В «Опыте исторического словаря о российских писателях», вышедшем в 1772 году, Н. И. Новиков писал о Баркове: «Сей был человек острый и отважный, искусный совершенно в латинском и российском языке и несколько в итальянском».
По старым документам филолог Г. Н. Моисеева точно установила, что именно Барков имел дело с Радзивилловской летописью.
Когда Галина Николаевна принесла в лабораторию судебной экспертизы рукописи Баркова, эксперт поразился, как глубоко повлияло на почерк секретаря длительное и постоянное общение с великим ученым. Их почерки были удивительно схожи по общим признакам – степени выработанности, темпу письма, размеру, наклону, разгону и связности букв. Совпадали и некоторые частные признаки. Лишь дополнительное исследование позволило почерковеду выявить стабильные различия их почерков. Итак, пометы на Радзивилловской летописи были сделаны секретарем М. В. Ломоносова Иваном Барковым.
«Я тот же, что и был…»
Это короткое стихотворение написано одним из выдающихся русских писателей Александром Николаевичем Радищевым на пути в сибирскую ссылку и является замечательным свидетельством того, что тяжелейшие испытания не сломили в нем духа революционера и борца. Он подчеркнул верность своим прежним идеалам («я тот же, что и был») и как бы определил свою программу на будущее («и буду весь мой век»). Последнее обстоятельство было тщательно исследовано писателем Г. П. Штормом не без помощи криминалистов.
Юрист по образованию и гуманист по убеждениям А. Н. Радищев закончил свое «Путешествие из Петербурга в Москву» в 1790 году, в разгар Великой французской революции. Приняв рукопись за невинные путевые заметки, петербургский обер-полицмейстер проштамповал на ней «печатать дозволено». Хотя момент для опубликования книги был явно неподходящим, писатель оборудовал у себя дома полукустарную типографию, где было отпечатано 650 экземпляров «Путешествия», из которых удалось продать едва ли десятую часть. Фамилия автора нигде не значилась и вначале оставалась неизвестной. Царские ищейки бросились разыскивать опасного вольнодумца. Предупрежденный друзьями, Радищев успел подготовиться к аресту: уничтожил компрометирующие его документы и непроданные экземпляры книги, передал на хранение часть личного архива.

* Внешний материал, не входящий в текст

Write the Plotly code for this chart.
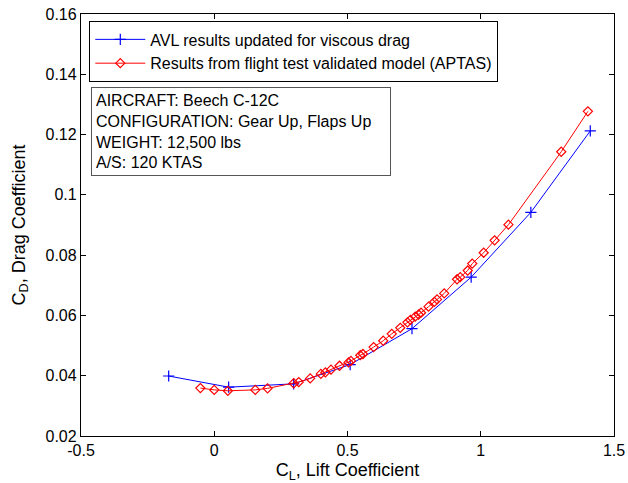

30 июня его взяли под стражу и заключили в Петропавловскую крепость как секретного арестанта. Следствие по делу вел сам обер-секретарь Тайной экспедиции Шешковский, особо отличившийся на допросах Емельяна Пугачева и названный А. С. Пушкиным «домашним палачом» императрицы. Допрашивал он Радищева по изощренной системе тайного розыскного процесса, одно из главных правил которого гласило: «Когда кто признает, чем он виновен есть, тогда дальнего доказу не требует, понеже собственное признание есть лучшее свидетельство всего света». Палач поусердствовал и вырвал у подследственного признание, что он «от всего сердца сожалеет» о своем поступке и сознает, что книга его «наполнена гнусными, дерзкими и развратными выражениями» и суть следствие «единого заблуждения ума».
Расследование даже внешне не претендовало на объективность и велось с заведомо обвинительным уклоном. 24 июля Палата уголовного суда, при закрытых дверях рассмотрев дело А. Н. Радищева, вынесла приговор: «Казнить смертию, а экземпляры книги, сколько их отобрано будет, истребить». Более двух недель Радищев провел в ожидании смерти. Только 4 сентября, по случаю мира со Швецией, вдоволь упившись местью «бунтовщику», Екатерина II «милостиво» заменила ему смертную казнь десятилетней ссылкой в Сибирь, в Илимский острог.
До недавнего времени бытовало мнение, что следствие, суд и ссылка подавили волю писателя, ослабили его физически и нравственно, что А. Н. Радищев изменил своим взглядам и убеждениям, «присмирел во всех отношениях». Теперь же установлено, что творческая история «Путешествия из Петербурга в Москву» не закончилась с его изданием: Радищев продолжил работу над своей уничтоженной властями книгой, восстановил и дополнил ее. Кроме того, он написал поэму «Творение мира» и расширил оду «Вольность» на 270 строк.
Но когда появились в «Путешествии» строки, которых нет в издании 1790 года? Когда написаны отрывки «крамольной» прозы, новые строфы «Вольности», поэма «Творение мира», по поводу которой автор в «Путешествии» устами своего героя иронически восклицает: «Скажите мне, не посадят ли и за нее?». Ответы на все эти вопросы помогли бы понять, остался ли Радищев после всего пережитого верен своим прежним идеалам и сохранил ли силу духа, волю и мужество, чтобы в конце жизни вернуться к работе над своей главной книгой, либо морально раздавленный изменил своим вольнолюбивым убеждениям?